Australia appeared to be coasting to victory against Pakistan until a dramatic collapse suddenly meant that it was facing potential elimination from the event until a 19-run partnership for the ninth wicket between Brett Lee and Nathan Hauritz sealed victory off the last ball. This meant that India was eliminated, despite its victory over the West Indies, with Floyd Reifer's under strength side struggling to cope with the quality of the opposition throughout the event.
In Group B, England arriving at the tournament on the back of a 6-1 home defeat to Australia, was expected to be the weakest team in the pool, but it stunned everybody with two fantastic displays to defeat Sri Lanka and South Africa.

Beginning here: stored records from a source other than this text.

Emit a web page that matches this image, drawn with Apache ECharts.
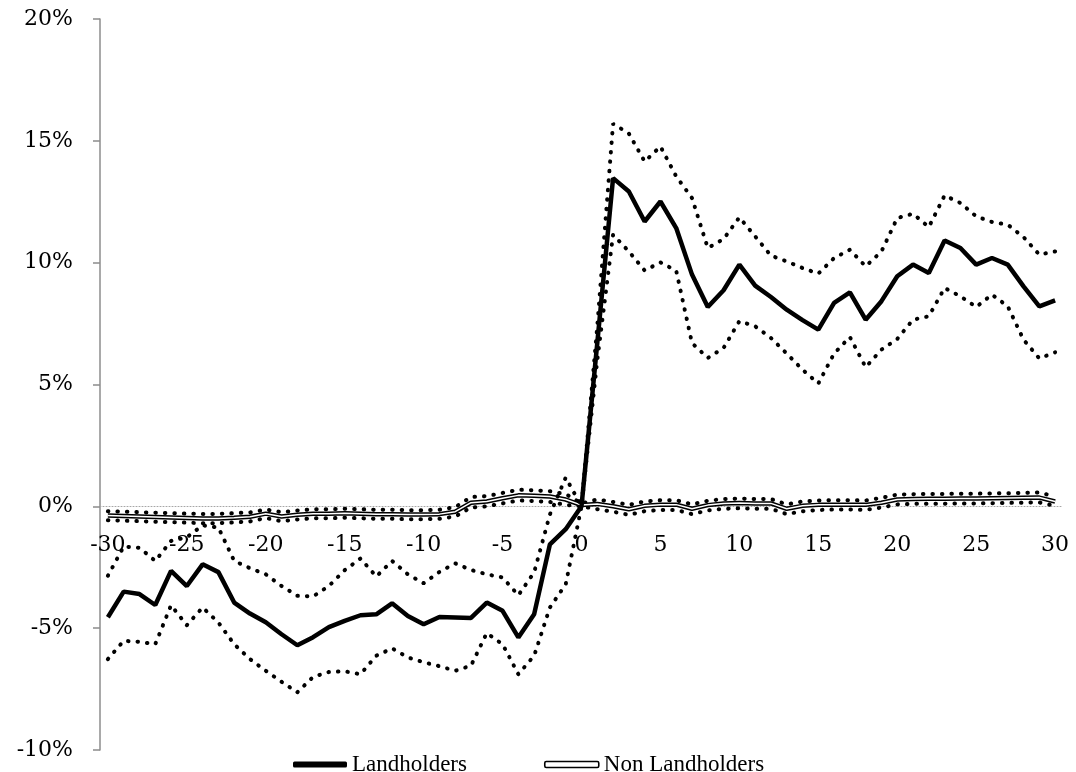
<!DOCTYPE html>
<html>
<head>
<meta charset="utf-8">
<script src="https://cdn.jsdelivr.net/npm/echarts@6/dist/echarts.min.js"></script>
<style>
html,body{margin:0;padding:0;background:#fff;}
#chart{width:1076px;height:772px;}
</style>
</head>
<body>
<div id="chart"></div>
<script>
const categories = ['-30','-29','-28','-27','-26','-25','-24','-23','-22','-21','-20','-19','-18','-17','-16','-15','-14','-13','-12','-11','-10','-9','-8','-7','-6','-5','-4','-3','-2','-1','0','1','2','3','4','5','6','7','8','9','10','11','12','13','14','15','16','17','18','19','20','21','22','23','24','25','26','27','28','29','30'];

const landholders = [-4.55,-3.5,-3.6,-4.05,-2.65,-3.27,-2.38,-2.7,-3.95,-4.4,-4.76,-5.25,-5.7,-5.37,-4.96,-4.7,-4.47,-4.43,-3.98,-4.5,-4.84,-4.54,-4.56,-4.58,-3.95,-4.29,-5.38,-4.43,-1.56,-0.94,0,6.7,13.47,12.92,11.69,12.51,11.42,9.51,8.18,8.87,9.92,9.06,8.59,8.07,7.64,7.25,8.35,8.78,7.66,8.42,9.44,9.92,9.58,10.91,10.6,9.92,10.19,9.92,9.03,8.21,8.45];

const landUpper = [-2.85,-1.65,-1.7,-2.24,-1.42,-1.27,-0.78,-0.87,-2.24,-2.54,-2.79,-3.27,-3.67,-3.7,-3.27,-2.62,-2.14,-2.88,-2.24,-2.79,-3.16,-2.69,-2.34,-2.61,-2.79,-2.92,-3.65,-2.71,-0.33,1.18,0,7.4,15.7,15.3,14.15,14.77,13.54,12.65,10.6,10.97,11.86,11.08,10.29,10.05,9.78,9.55,10.19,10.53,9.85,10.46,11.83,12.01,11.46,12.76,12.45,11.9,11.67,11.56,11.05,10.33,10.46];

const landLower = [-6.27,-5.52,-5.56,-5.66,-4.06,-4.88,-4.15,-4.77,-5.66,-6.27,-6.75,-7.2,-7.63,-7.0,-6.8,-6.77,-6.89,-6.13,-5.83,-6.2,-6.4,-6.56,-6.75,-6.54,-5.2,-5.66,-6.89,-6.13,-4.15,-3.2,0,6.0,11.15,10.46,9.68,10.01,9.67,6.7,6.09,6.5,7.6,7.39,6.91,6.27,5.61,5.04,6.27,6.95,5.71,6.43,6.87,7.66,7.8,8.96,8.62,8.18,8.69,8.21,6.84,6.07,6.32];

const nonLandholders = [-0.38,-0.4,-0.42,-0.44,-0.46,-0.48,-0.5,-0.5,-0.47,-0.43,-0.3,-0.42,-0.35,-0.3,-0.3,-0.28,-0.3,-0.32,-0.32,-0.34,-0.34,-0.32,-0.22,0.15,0.2,0.33,0.45,0.43,0.4,0.28,0.05,0.1,0.0,-0.12,0.02,0.07,0.07,-0.1,0.05,0.12,0.14,0.12,0.12,-0.1,0.02,0.06,0.07,0.07,0.06,0.15,0.28,0.3,0.31,0.31,0.32,0.32,0.33,0.34,0.35,0.36,0.2];

const nonUpper = [-0.2,-0.22,-0.24,-0.26,-0.28,-0.3,-0.31,-0.31,-0.28,-0.25,-0.13,-0.24,-0.17,-0.12,-0.12,-0.1,-0.12,-0.14,-0.14,-0.16,-0.16,-0.14,-0.03,0.38,0.42,0.55,0.68,0.66,0.62,0.5,0.12,0.28,0.18,0.06,0.2,0.25,0.25,0.08,0.23,0.3,0.32,0.3,0.3,0.08,0.2,0.24,0.25,0.25,0.24,0.35,0.48,0.5,0.51,0.51,0.52,0.52,0.53,0.54,0.55,0.57,0.4];

const nonLower = [-0.57,-0.59,-0.61,-0.63,-0.65,-0.67,-0.69,-0.69,-0.66,-0.62,-0.48,-0.61,-0.54,-0.49,-0.49,-0.47,-0.49,-0.51,-0.51,-0.53,-0.53,-0.51,-0.42,-0.05,0.0,0.12,0.24,0.22,0.18,0.06,0.0,-0.12,-0.22,-0.35,-0.2,-0.15,-0.15,-0.32,-0.17,-0.1,-0.08,-0.1,-0.1,-0.32,-0.2,-0.15,-0.13,-0.13,-0.14,-0.05,0.08,0.1,0.11,0.11,0.12,0.12,0.13,0.14,0.15,0.16,0.02];

const yMin = -10, yMax = 20, yStep = 5;
const TICK_FONT = 'DejaVu Serif';
const LEGEND_FONT = 'Liberation Serif';
const dotStyle = {color:'#000', width:4, type:[0.5, 9], cap:'round'};

const gridTop = 19, gridBottom = 22, chartH = 772;
const plotH = chartH - gridTop - gridBottom;
const zeroOffset = -(plotH * (0 - yMin) / (yMax - yMin));

const chart = echarts.init(document.getElementById('chart'), null, {renderer:'canvas'});
chart.setOption({
  animation:false,
  backgroundColor:'#fff',
  grid:{left:100, right:13, top:gridTop, bottom:gridBottom, containLabel:false},
  legend:{
    left:288, top:748, itemGap:77, itemWidth:54, itemHeight:6,
    textStyle:{fontFamily:LEGEND_FONT, fontSize:23, color:'#000'},
    selectedMode:false,
    data:[
      {name:'Landholders', icon:'roundRect', itemStyle:{color:'#000', borderWidth:0}},
      {name:'Non Landholders', icon:'roundRect', itemStyle:{color:'#fff', borderColor:'#000', borderWidth:1.6}}
    ]
  },
  xAxis:{
    type:'category', data:categories, boundaryGap:true, position:'bottom', offset:zeroOffset,
    axisLine:{onZero:false, lineStyle:{color:'#a6a6a6', width:1, type:[1,2]}},
    axisTick:{show:false},
    axisLabel:{interval:4, margin:28, fontFamily:TICK_FONT, fontSize:22, color:'#000'},
    splitLine:{show:false}
  },
  yAxis:{
    type:'value', min:yMin, max:yMax, interval:yStep,
    axisLine:{show:true, lineStyle:{color:'#8c8c8c', width:1.5}},
    axisTick:{show:true, length:7, lineStyle:{color:'#8c8c8c', width:1.5}},
    axisLabel:{formatter:'{value}%', margin:27, fontFamily:TICK_FONT, fontSize:22, color:'#000'},
    splitLine:{show:false}
  },
  series:[
    {name:'Non Landholders upper', type:'line', data:nonUpper, symbol:'none', silent:true, lineStyle:dotStyle, z:2},
    {name:'Non Landholders lower', type:'line', data:nonLower, symbol:'none', silent:true, lineStyle:dotStyle, z:2},
    {name:'Non Landholders', type:'line', data:nonLandholders, symbol:'none', silent:true, lineStyle:{color:'#000', width:4.5}, itemStyle:{color:'#000'}, z:3},
    {name:'Non Landholders inner', type:'line', data:nonLandholders, symbol:'none', silent:true, lineStyle:{color:'#fff', width:1.5}, z:4},
    {name:'Landholders upper', type:'line', data:landUpper, symbol:'none', silent:true, lineStyle:dotStyle, z:5},
    {name:'Landholders lower', type:'line', data:landLower, symbol:'none', silent:true, lineStyle:dotStyle, z:5},
    {name:'Landholders', type:'line', data:landholders, symbol:'none', silent:true, lineStyle:{color:'#000', width:4.5}, itemStyle:{color:'#000'}, z:6}
  ]
});
</script>
</body>
</html>
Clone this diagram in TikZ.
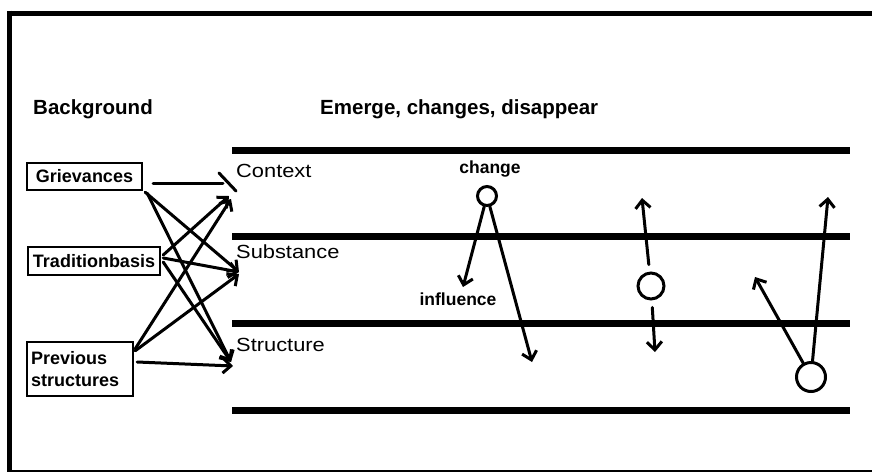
\documentclass[tikz,border=0pt]{standalone}
\usepackage{fontspec}
\setmainfont{Liberation Sans}
\newfontfamily\labfont[FakeStretch=1.15]{Liberation Sans}
\usetikzlibrary{arrows.meta}
\tikzset{
  frameline/.style={line width=5pt},
  band/.style={line width=7pt},
  boxnode/.style={draw, line width=2.4pt, inner sep=2pt, font=\fontsize{18}{21}\selectfont\bfseries},
  titletext/.style={anchor=base west, inner sep=0pt, font=\fontsize{20.5}{24}\selectfont\bfseries},
  layertext/.style={anchor=base west, inner sep=0pt, font=\labfont\fontsize{19}{22}\selectfont},
  smalltext/.style={anchor=base, inner sep=0pt, font=\fontsize{17.5}{20}\selectfont\bfseries},
  conn/.style={line width=3pt, line cap=round, -{Straight Barb[length=8pt,width=15pt]}},
  plainconn/.style={line width=3pt, line cap=round},
  ring/.style={circle, draw, line width=3pt, inner sep=0pt},
}
\begin{document}
\begin{tikzpicture}[x=1pt,y=-1pt]
\useasboundingbox (0,0) rectangle (872,472);
% frame
\draw[frameline] (7,13) -- (872,13);
\draw[frameline] (9.5,10.5) -- (9.5,471);
\draw[line width=2pt] (7,471) -- (872,471);
% titles
\node[titletext] (bg) at (33,114) {Background};
\node[titletext] (em) at (320,114) {Emerge, changes, disappear};
% bands
\draw[band] (232,150) -- (850,150);
\draw[band] (232,236) -- (850,236);
\draw[band] (232,323) -- (850,323);
\draw[band] (232,410) -- (850,410);
% layer labels
\node[layertext] (lc) at (236,177) {Context};
\node[layertext] (ls) at (236,258) {Substance};
\node[layertext] (lt) at (236,351) {Structure};
% boxes
\node[boxnode, minimum width=115pt, minimum height=27pt] (gr) at (84.5,176.5) {Grievances};
\node[boxnode, minimum width=132pt, minimum height=28pt] (tr) at (94,261) {Traditionbasis};
\node[boxnode, minimum width=106pt, minimum height=54pt, align=left, text width=98pt, font=\fontsize{18}{22}\selectfont\bfseries] (pr) at (80,369) {Previous\\structures};
% targets
\coordinate (ctxh) at (223,183);
\coordinate (ctxa) at (219,173);
\coordinate (ctx) at (236,191);
\coordinate (ctx2) at (229,196);
\coordinate (ctx3) at (231,199);
\coordinate (sub) at (239,272);
\coordinate (sub2) at (239,274);
\coordinate (str) at (231,362);
\coordinate (str2) at (233,366);
% left connectors
\draw[plainconn] ([xshift=10pt,yshift=-6.5pt]gr.east) -- (ctxh);
\draw[plainconn] (ctxa) -- (ctx);
\draw[conn] ([xshift=2pt,yshift=-1pt]gr.south east) -- (sub);
\draw[conn] ([xshift=4pt,yshift=-2pt]gr.south east) -- (str);
\draw[conn] ([xshift=2pt,yshift=6pt]tr.east) -- (ctx2);
\draw[conn] ([xshift=2pt,yshift=3pt]tr.east) -- (sub);
\draw[conn] ([xshift=2pt,yshift=-1pt]tr.east) -- (str);
\draw[conn] ([xshift=1pt,yshift=-8pt]pr.north east) -- (ctx3);
\draw[conn] ([xshift=1pt,yshift=-10pt]pr.north east) -- (sub2);
\draw[conn] ([xshift=3pt,yshift=7pt]pr.east) -- (str2);
% right side
\node[smalltext] (chg) at (490,173) {change};
\node[smalltext] (inf) at (458,305) {influence};
\node[ring, minimum size=19pt] (c1) at (487,196) {};
\node[ring, minimum size=26pt] (c2) at (651,286) {};
\node[ring, minimum size=29pt] (c3) at (811,377) {};
\coordinate (a1) at (463,287);
\coordinate (a2) at (532,362);
\coordinate (a3) at (642,198);
\coordinate (a4) at (655,352);
\coordinate (a5) at (755,277);
\coordinate (a6) at (828,197);
\draw[conn] (c1) -- (a1);
\draw[conn] (c1) -- (a2);
\draw[conn, shorten <=7pt] (c2) -- (a3);
\draw[conn, shorten <=7pt] (c2) -- (a4);
\draw[conn] (c3) -- (a5);
\draw[conn] (c3) -- (a6);
\end{tikzpicture}
\end{document}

As Sri Lanka had defeated South Africa in the opening match of the tournament, this meant that Graeme Smith's side had again failed to progress to the semi-finals of an event on home soil.
New Zealand recovered from a defeat against South Africa to record wins over Sri Lanka and then England to seal a semi-final spot along with Andrew Strauss' side.
The semi-finals saw a match-up between Ashes rivals England and Australia. After crumbling to 101-6, Tim Bresnan's brilliant 80 raised England?s hopes, but despite losing Tim Paine early on, Australia achieved a nine-wicket victory after centuries from Shane Watson and Ricky Ponting.
In the other semi-final Pakistan could only make 233-9 with Ian Butler taking 4-33 and although it lost early wickets in reply a match-winning innings of 75 not out from Grant Elliott sealed victory with 13 balls remaining.
In the final at Centurion, New Zealand made 200-9 batting first, with Nathan Hauritz taking three wickets, and although Australia lost two early wickets, a century from Shane Watson (105 not out) guided it to a comfortable six-wicket win.